## Problem
Transcribe the material exactly. Images do not belong in the copy.

## Dataset content
** START **

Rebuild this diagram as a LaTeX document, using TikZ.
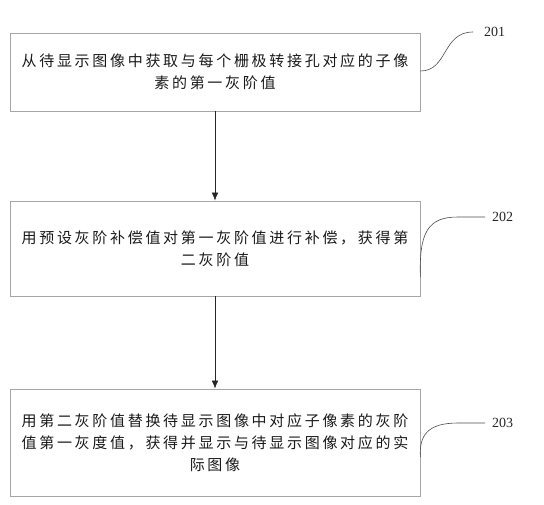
\documentclass[tikz,border=0pt]{standalone}
\usepackage{fontspec}
\setmainfont{Liberation Serif}
\newfontfamily\cjk[LetterSpace=18]{Noto Sans CJK SC}
\usetikzlibrary{arrows.meta}

\begin{document}
\begin{tikzpicture}[x=1pt, y=-1pt,
        stepbox/.style={draw=gray!70, line width=0.8pt, minimum width=410pt, inner sep=0pt,
            align=center, text=black!90, font=\cjk\fontsize{15}{22}\selectfont},
        flow/.style={-{Latex[length=8pt,width=6.5pt]}, line width=0.6pt, black!85},
        lead/.style={black!70, line width=0.6pt},
        num/.style={anchor=west, inner sep=0pt, text=black!85, font=\fontsize{14}{14}\selectfont}]
        % 画布大小
        \useasboundingbox (0,0) rectangle (544,504);

        % 三个步骤框
        \node[stepbox, minimum height=78pt] (s201) at (215, 72) {从待显示图像中获取与每个栅极转接孔对应的子像\\素的第一灰阶值};
        \node[stepbox, minimum height=95pt] (s202) at (215, 248.5) {用预设灰阶补偿值对第一灰阶值进行补偿，获得第\\二灰阶值};
        \node[stepbox, minimum height=107pt] (s203) at (215, 442.5) {用第二灰阶值替换待显示图像中对应子像素的灰阶\\值第一灰度值，获得并显示与待显示图像对应的实\\际图像};

        % 步骤编号
        \node[num] (n201) at (484, 32) {201};
        \node[num] (n202) at (492, 217) {202};
        \node[num] (n203) at (492, 423) {203};
        \coordinate (e201) at (473, 32);
        \coordinate (e202) at (485, 217);
        \coordinate (e203) at (485, 423);

        % 步骤之间的箭头
        \draw[flow] (s201) -- (s202);
        \draw[flow] (s202) -- (s203);

        % 编号引线
        \draw[lead] ([yshift=1pt]s201.east) .. controls (448, 71) and (442, 32) .. (e201);
        \draw[lead] ([yshift=-28.5pt]s202.east) .. controls (419, 232) and (428, 217) .. (458, 217) -- (e202);
        \draw[lead] ([yshift=-14.5pt]s203.east) .. controls (419, 435) and (428, 423) .. (458, 423) -- (e203);
\end{tikzpicture}
\end{document}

** END **

## Answer
Rebuild this diagram as a LaTeX document, using TikZ.
\documentclass[tikz,border=0pt]{standalone}
\usepackage{fontspec}
\setmainfont{Liberation Serif}
\newfontfamily\cjk[LetterSpace=18]{Noto Sans CJK SC}
\usetikzlibrary{arrows.meta}

\begin{document}
\begin{tikzpicture}[x=1pt, y=-1pt,
        stepbox/.style={draw=gray!70, line width=0.8pt, minimum width=410pt, inner sep=0pt,
            align=center, text=black!90, font=\cjk\fontsize{15}{22}\selectfont},
        flow/.style={-{Latex[length=8pt,width=6.5pt]}, line width=0.6pt, black!85},
        lead/.style={black!70, line width=0.6pt},
        num/.style={anchor=west, inner sep=0pt, text=black!85, font=\fontsize{14}{14}\selectfont}]
        % 画布大小
        \useasboundingbox (0,0) rectangle (544,504);

        % 三个步骤框
        \node[stepbox, minimum height=78pt] (s201) at (215, 72) {从待显示图像中获取与每个栅极转接孔对应的子像\\素的第一灰阶值};
        \node[stepbox, minimum height=95pt] (s202) at (215, 248.5) {用预设灰阶补偿值对第一灰阶值进行补偿，获得第\\二灰阶值};
        \node[stepbox, minimum height=107pt] (s203) at (215, 442.5) {用第二灰阶值替换待显示图像中对应子像素的灰阶\\值第一灰度值，获得并显示与待显示图像对应的实\\际图像};

        % 步骤编号
        \node[num] (n201) at (484, 32) {201};
        \node[num] (n202) at (492, 217) {202};
        \node[num] (n203) at (492, 423) {203};
        \coordinate (e201) at (473, 32);
        \coordinate (e202) at (485, 217);
        \coordinate (e203) at (485, 423);

        % 步骤之间的箭头
        \draw[flow] (s201) -- (s202);
        \draw[flow] (s202) -- (s203);

        % 编号引线
        \draw[lead] ([yshift=1pt]s201.east) .. controls (448, 71) and (442, 32) .. (e201);
        \draw[lead] ([yshift=-28.5pt]s202.east) .. controls (419, 232) and (428, 217) .. (458, 217) -- (e202);
        \draw[lead] ([yshift=-14.5pt]s203.east) .. controls (419, 435) and (428, 423) .. (458, 423) -- (e203);
\end{tikzpicture}
\end{document}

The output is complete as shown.